_Goal of the exercise_
Output the full listing below exactly as it reads, and skip anything that is a picture.

_Data extract_

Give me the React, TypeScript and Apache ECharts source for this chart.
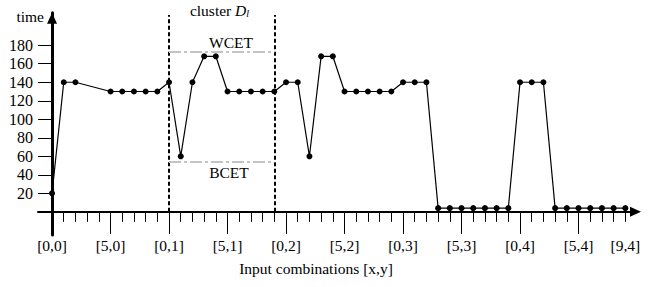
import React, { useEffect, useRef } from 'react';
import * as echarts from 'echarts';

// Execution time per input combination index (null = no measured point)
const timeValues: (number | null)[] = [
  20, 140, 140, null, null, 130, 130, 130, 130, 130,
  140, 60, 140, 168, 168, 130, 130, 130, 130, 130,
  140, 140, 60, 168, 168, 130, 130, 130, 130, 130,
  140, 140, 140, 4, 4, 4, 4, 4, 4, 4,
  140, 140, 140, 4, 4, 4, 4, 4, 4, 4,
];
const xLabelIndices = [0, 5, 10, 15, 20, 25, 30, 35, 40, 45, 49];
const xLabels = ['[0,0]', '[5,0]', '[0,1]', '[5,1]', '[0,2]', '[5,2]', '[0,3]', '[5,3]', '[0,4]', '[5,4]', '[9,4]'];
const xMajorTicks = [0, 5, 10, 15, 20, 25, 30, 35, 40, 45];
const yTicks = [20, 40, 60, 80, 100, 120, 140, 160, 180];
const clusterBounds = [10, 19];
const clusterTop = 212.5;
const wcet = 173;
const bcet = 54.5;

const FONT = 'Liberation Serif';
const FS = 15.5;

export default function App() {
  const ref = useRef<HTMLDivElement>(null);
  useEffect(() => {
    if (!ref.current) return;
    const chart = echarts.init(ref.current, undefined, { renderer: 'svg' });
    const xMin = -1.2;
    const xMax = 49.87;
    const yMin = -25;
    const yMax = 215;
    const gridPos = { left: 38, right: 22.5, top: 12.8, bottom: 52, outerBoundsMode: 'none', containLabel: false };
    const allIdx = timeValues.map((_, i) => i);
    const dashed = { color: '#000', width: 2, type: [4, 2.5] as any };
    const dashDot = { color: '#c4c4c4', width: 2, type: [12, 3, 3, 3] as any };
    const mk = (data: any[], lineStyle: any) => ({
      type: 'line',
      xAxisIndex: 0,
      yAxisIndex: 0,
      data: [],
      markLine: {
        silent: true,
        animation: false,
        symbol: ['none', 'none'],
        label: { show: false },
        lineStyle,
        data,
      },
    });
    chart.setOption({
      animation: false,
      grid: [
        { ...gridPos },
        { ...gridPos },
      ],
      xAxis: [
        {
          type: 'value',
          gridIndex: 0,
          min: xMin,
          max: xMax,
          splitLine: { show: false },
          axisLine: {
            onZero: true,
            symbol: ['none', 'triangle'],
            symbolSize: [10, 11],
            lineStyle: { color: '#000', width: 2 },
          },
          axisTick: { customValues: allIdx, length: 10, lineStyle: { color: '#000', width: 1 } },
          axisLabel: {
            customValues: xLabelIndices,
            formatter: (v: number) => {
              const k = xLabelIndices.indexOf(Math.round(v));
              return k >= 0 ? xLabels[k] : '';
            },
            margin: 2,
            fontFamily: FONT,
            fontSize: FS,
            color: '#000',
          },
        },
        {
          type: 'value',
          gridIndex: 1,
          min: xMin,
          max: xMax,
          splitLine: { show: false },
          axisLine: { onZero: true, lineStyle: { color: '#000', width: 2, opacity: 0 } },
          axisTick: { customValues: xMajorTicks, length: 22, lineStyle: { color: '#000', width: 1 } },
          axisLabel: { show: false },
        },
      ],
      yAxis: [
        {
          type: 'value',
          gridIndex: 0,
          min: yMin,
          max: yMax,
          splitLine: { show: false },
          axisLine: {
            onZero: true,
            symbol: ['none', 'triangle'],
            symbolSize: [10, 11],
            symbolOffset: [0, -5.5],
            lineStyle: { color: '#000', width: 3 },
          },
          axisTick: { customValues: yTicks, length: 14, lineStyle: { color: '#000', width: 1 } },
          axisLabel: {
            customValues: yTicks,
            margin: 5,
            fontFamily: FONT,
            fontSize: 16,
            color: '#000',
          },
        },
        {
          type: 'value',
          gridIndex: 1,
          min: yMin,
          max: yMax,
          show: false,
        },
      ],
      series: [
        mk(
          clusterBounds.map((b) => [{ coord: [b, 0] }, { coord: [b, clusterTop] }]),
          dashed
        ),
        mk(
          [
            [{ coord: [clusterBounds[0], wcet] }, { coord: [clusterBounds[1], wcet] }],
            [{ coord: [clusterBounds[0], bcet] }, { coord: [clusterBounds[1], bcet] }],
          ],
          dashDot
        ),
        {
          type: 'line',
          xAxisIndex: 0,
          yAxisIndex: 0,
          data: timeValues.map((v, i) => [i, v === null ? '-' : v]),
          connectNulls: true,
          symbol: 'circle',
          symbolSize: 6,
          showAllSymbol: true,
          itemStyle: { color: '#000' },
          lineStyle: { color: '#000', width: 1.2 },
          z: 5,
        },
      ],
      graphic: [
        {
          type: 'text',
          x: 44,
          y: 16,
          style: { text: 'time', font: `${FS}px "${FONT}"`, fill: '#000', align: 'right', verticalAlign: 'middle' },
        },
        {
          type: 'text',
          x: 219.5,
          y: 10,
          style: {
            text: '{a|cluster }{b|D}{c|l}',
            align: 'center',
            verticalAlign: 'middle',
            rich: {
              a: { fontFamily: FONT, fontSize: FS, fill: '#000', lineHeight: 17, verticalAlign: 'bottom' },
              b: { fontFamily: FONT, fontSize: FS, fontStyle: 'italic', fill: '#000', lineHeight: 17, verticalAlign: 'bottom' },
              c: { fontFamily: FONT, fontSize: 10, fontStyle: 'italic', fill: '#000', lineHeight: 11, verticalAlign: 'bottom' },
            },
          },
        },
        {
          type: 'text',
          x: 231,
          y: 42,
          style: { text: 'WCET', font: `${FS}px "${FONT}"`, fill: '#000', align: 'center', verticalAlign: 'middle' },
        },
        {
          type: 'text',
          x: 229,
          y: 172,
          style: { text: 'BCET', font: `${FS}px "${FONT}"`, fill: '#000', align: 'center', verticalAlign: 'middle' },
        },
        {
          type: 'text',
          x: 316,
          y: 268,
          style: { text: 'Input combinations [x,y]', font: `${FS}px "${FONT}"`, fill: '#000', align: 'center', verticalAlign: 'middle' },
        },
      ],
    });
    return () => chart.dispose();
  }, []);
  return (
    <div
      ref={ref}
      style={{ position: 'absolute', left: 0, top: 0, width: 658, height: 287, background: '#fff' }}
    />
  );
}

_Task response_
Give me the React, TypeScript and Apache ECharts source for this chart.
import React, { useEffect, useRef } from 'react';
import * as echarts from 'echarts';

// Execution time per input combination index (null = no measured point)
const timeValues: (number | null)[] = [
  20, 140, 140, null, null, 130, 130, 130, 130, 130,
  140, 60, 140, 168, 168, 130, 130, 130, 130, 130,
  140, 140, 60, 168, 168, 130, 130, 130, 130, 130,
  140, 140, 140, 4, 4, 4, 4, 4, 4, 4,
  140, 140, 140, 4, 4, 4, 4, 4, 4, 4,
];
const xLabelIndices = [0, 5, 10, 15, 20, 25, 30, 35, 40, 45, 49];
const xLabels = ['[0,0]', '[5,0]', '[0,1]', '[5,1]', '[0,2]', '[5,2]', '[0,3]', '[5,3]', '[0,4]', '[5,4]', '[9,4]'];
const xMajorTicks = [0, 5, 10, 15, 20, 25, 30, 35, 40, 45];
const yTicks = [20, 40, 60, 80, 100, 120, 140, 160, 180];
const clusterBounds = [10, 19];
const clusterTop = 212.5;
const wcet = 173;
const bcet = 54.5;

const FONT = 'Liberation Serif';
const FS = 15.5;

export default function App() {
  const ref = useRef<HTMLDivElement>(null);
  useEffect(() => {
    if (!ref.current) return;
    const chart = echarts.init(ref.current, undefined, { renderer: 'svg' });
    const xMin = -1.2;
    const xMax = 49.87;
    const yMin = -25;
    const yMax = 215;
    const gridPos = { left: 38, right: 22.5, top: 12.8, bottom: 52, outerBoundsMode: 'none', containLabel: false };
    const allIdx = timeValues.map((_, i) => i);
    const dashed = { color: '#000', width: 2, type: [4, 2.5] as any };
    const dashDot = { color: '#c4c4c4', width: 2, type: [12, 3, 3, 3] as any };
    const mk = (data: any[], lineStyle: any) => ({
      type: 'line',
      xAxisIndex: 0,
      yAxisIndex: 0,
      data: [],
      markLine: {
        silent: true,
        animation: false,
        symbol: ['none', 'none'],
        label: { show: false },
        lineStyle,
        data,
      },
    });
    chart.setOption({
      animation: false,
      grid: [
        { ...gridPos },
        { ...gridPos },
      ],
      xAxis: [
        {
          type: 'value',
          gridIndex: 0,
          min: xMin,
          max: xMax,
          splitLine: { show: false },
          axisLine: {
            onZero: true,
            symbol: ['none', 'triangle'],
            symbolSize: [10, 11],
            lineStyle: { color: '#000', width: 2 },
          },
          axisTick: { customValues: allIdx, length: 10, lineStyle: { color: '#000', width: 1 } },
          axisLabel: {
            customValues: xLabelIndices,
            formatter: (v: number) => {
              const k = xLabelIndices.indexOf(Math.round(v));
              return k >= 0 ? xLabels[k] : '';
            },
            margin: 2,
            fontFamily: FONT,
            fontSize: FS,
            color: '#000',
          },
        },
        {
          type: 'value',
          gridIndex: 1,
          min: xMin,
          max: xMax,
          splitLine: { show: false },
          axisLine: { onZero: true, lineStyle: { color: '#000', width: 2, opacity: 0 } },
          axisTick: { customValues: xMajorTicks, length: 22, lineStyle: { color: '#000', width: 1 } },
          axisLabel: { show: false },
        },
      ],
      yAxis: [
        {
          type: 'value',
          gridIndex: 0,
          min: yMin,
          max: yMax,
          splitLine: { show: false },
          axisLine: {
            onZero: true,
            symbol: ['none', 'triangle'],
            symbolSize: [10, 11],
            symbolOffset: [0, -5.5],
            lineStyle: { color: '#000', width: 3 },
          },
          axisTick: { customValues: yTicks, length: 14, lineStyle: { color: '#000', width: 1 } },
          axisLabel: {
            customValues: yTicks,
            margin: 5,
            fontFamily: FONT,
            fontSize: 16,
            color: '#000',
          },
        },
        {
          type: 'value',
          gridIndex: 1,
          min: yMin,
          max: yMax,
          show: false,
        },
      ],
      series: [
        mk(
          clusterBounds.map((b) => [{ coord: [b, 0] }, { coord: [b, clusterTop] }]),
          dashed
        ),
        mk(
          [
            [{ coord: [clusterBounds[0], wcet] }, { coord: [clusterBounds[1], wcet] }],
            [{ coord: [clusterBounds[0], bcet] }, { coord: [clusterBounds[1], bcet] }],
          ],
          dashDot
        ),
        {
          type: 'line',
          xAxisIndex: 0,
          yAxisIndex: 0,
          data: timeValues.map((v, i) => [i, v === null ? '-' : v]),
          connectNulls: true,
          symbol: 'circle',
          symbolSize: 6,
          showAllSymbol: true,
          itemStyle: { color: '#000' },
          lineStyle: { color: '#000', width: 1.2 },
          z: 5,
        },
      ],
      graphic: [
        {
          type: 'text',
          x: 44,
          y: 16,
          style: { text: 'time', font: `${FS}px "${FONT}"`, fill: '#000', align: 'right', verticalAlign: 'middle' },
        },
        {
          type: 'text',
          x: 219.5,
          y: 10,
          style: {
            text: '{a|cluster }{b|D}{c|l}',
            align: 'center',
            verticalAlign: 'middle',
            rich: {
              a: { fontFamily: FONT, fontSize: FS, fill: '#000', lineHeight: 17, verticalAlign: 'bottom' },
              b: { fontFamily: FONT, fontSize: FS, fontStyle: 'italic', fill: '#000', lineHeight: 17, verticalAlign: 'bottom' },
              c: { fontFamily: FONT, fontSize: 10, fontStyle: 'italic', fill: '#000', lineHeight: 11, verticalAlign: 'bottom' },
            },
          },
        },
        {
          type: 'text',
          x: 231,
          y: 42,
          style: { text: 'WCET', font: `${FS}px "${FONT}"`, fill: '#000', align: 'center', verticalAlign: 'middle' },
        },
        {
          type: 'text',
          x: 229,
          y: 172,
          style: { text: 'BCET', font: `${FS}px "${FONT}"`, fill: '#000', align: 'center', verticalAlign: 'middle' },
        },
        {
          type: 'text',
          x: 316,
          y: 268,
          style: { text: 'Input combinations [x,y]', font: `${FS}px "${FONT}"`, fill: '#000', align: 'center', verticalAlign: 'middle' },
        },
      ],
    });
    return () => chart.dispose();
  }, []);
  return (
    <div
      ref={ref}
      style={{ position: 'absolute', left: 0, top: 0, width: 658, height: 287, background: '#fff' }}
    />
  );
}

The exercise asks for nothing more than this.